Last month I had the pleasure of speaking at Potomac’s Remix Conference in Omaha, in front of roughly fifty advisors and about a dozen partners. I wouldn’t accuse it of being a planned talk, one of our guest speakers (through no fault of her own) wasn’t able to make it at the last minute, and Manish offered selected me to take her place.

I won’t pretend it was a burden. Sure, I only had about 48 hours to prepare, but it is something I sincerely love doing and is one of the few things I am genuinely good at.

The crux of the talk was a pitch, an idea we have for 2024 that I’m not quite ready to share publicly yet (I owe Manish a budget 😬). What I do want to share is everything that led up to the pitch, what we’re not doing.

Maybe you’ve noticed, maybe you haven’t, but the list is noteworthy:

• Industry Gossip
• Who Charted?
• X (Twitter)

So, like, why? Aren’t these some of the things that made our marketing “famous?”

I titled my talk, “Kill Your Darlings” a phrase I found best defined by Masterclass as:

“’Kill your darlings’ is a common piece of advice given by experienced writers. You kill your darlings when you decide to get rid of an unnecessary storyline, character, or sentences in a piece of creative writing—elements you may have worked hard to create but that must be removed for the sake of your overall story.”

Though originally a literary term, it is one I believe any successful marketer should, and must, follow.

Industry Gossip is a show I loved to make. It was clever, short, and the bulk of my responsibility was trying to make Manish laugh at the end of his rants. I understand why it caught on; it was bold in an industry that never is. Manish is a great on-camera personality, and the content was always fresh. Homerun.

You know what else it became? Not a good use of my CEO’s time. It may have seemed like an easy show to produce, but quite a bit of prep went into each episode–especially for him.

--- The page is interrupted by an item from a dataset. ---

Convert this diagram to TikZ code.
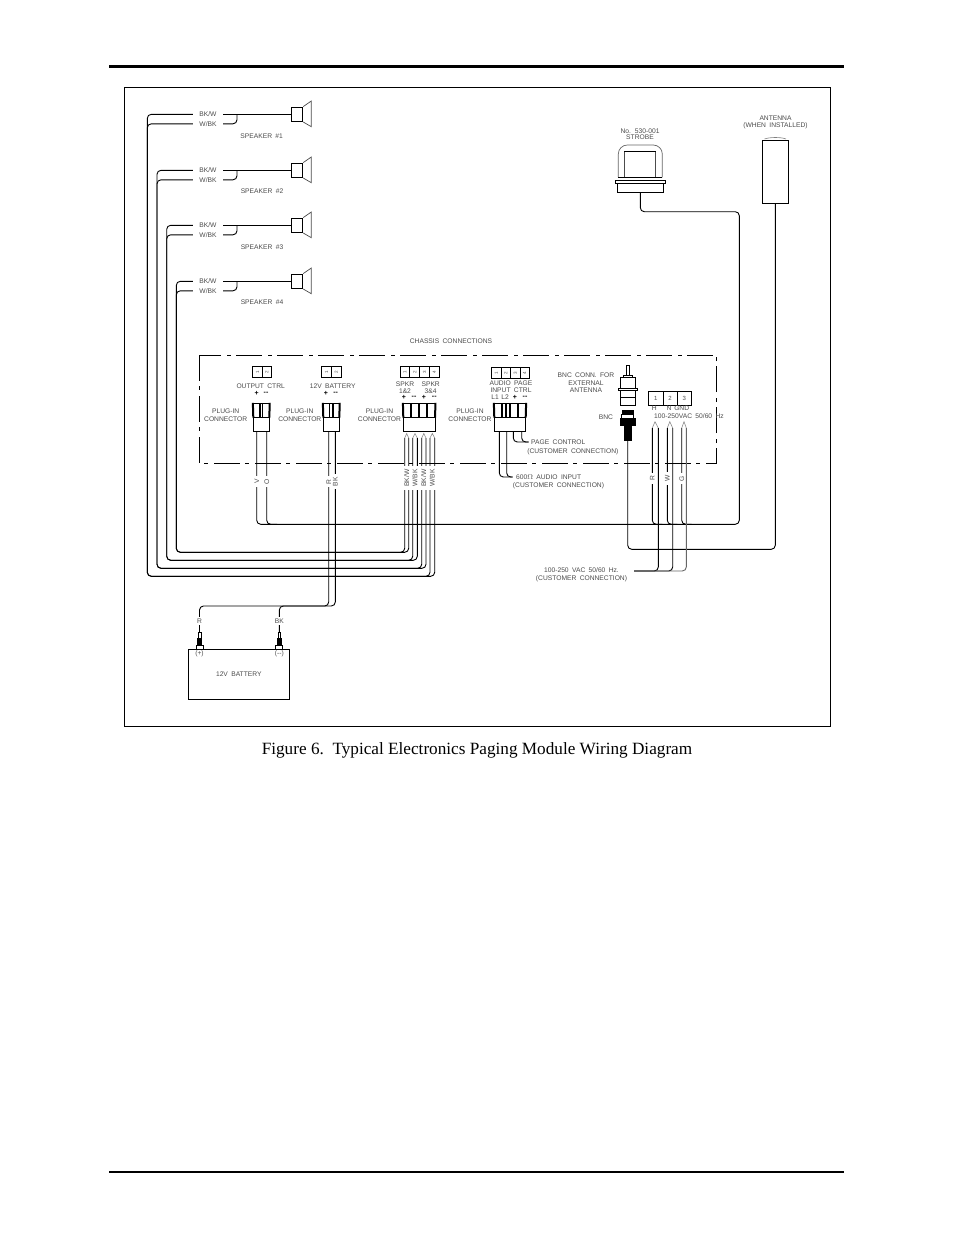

The same can be said for Who Charted? It was a popular little market show that had a good following, but again–a market show for the sake of a market show isn’t really the best use of my CEO’s time.

So, what of X (Twitter), wasn’t that just a distribution channel? Yes, and no.

While a community that was, for a time, a joy to be part of–it became a time suck with a stagnant audience. Lately, it has felt like what is left of the financial advisor audience on X is mostly 20-40 something planners with little to no business and loud mouths. An X account does not an expert make.

In that way, it was similar to why we left Facebook. The engagement wasn’t there because our audience wasn’t there. We have roughly the same number of followers today as we did in November of 2022.

By contrast, we’ve over doubled our followers on LinkedIn in the past year.

I am grateful for the success we had on X and the role it played in promoting our campaigns. I’m grateful for the connections and the fun, even when it came at my expense.

But here is the super important fact that drove the decision: all those people are also on LinkedIn. AND they’re more likely to engage and potentially share with other people who are our primary audience.

The late Patrick Clarke, the founder of what is today Orion, once told me, “Marketing tactics are like a shirt. What fits you at five probably isn’t going to fit you when you’re ten. It doesn’t mean it’s a bad shirt, it just doesn’t fit you anymore.”

Use what you’ve learned and create something new. Something better. We have new shows, new campaigns, and new ideas to get “eyes on brand” that is unlike anything you’ve seen from us to-date. I can’t wait for you to see them.

Find your audience and double down. Then double down again. Liking something isn’t a reason to keep at it. Kill your darlings.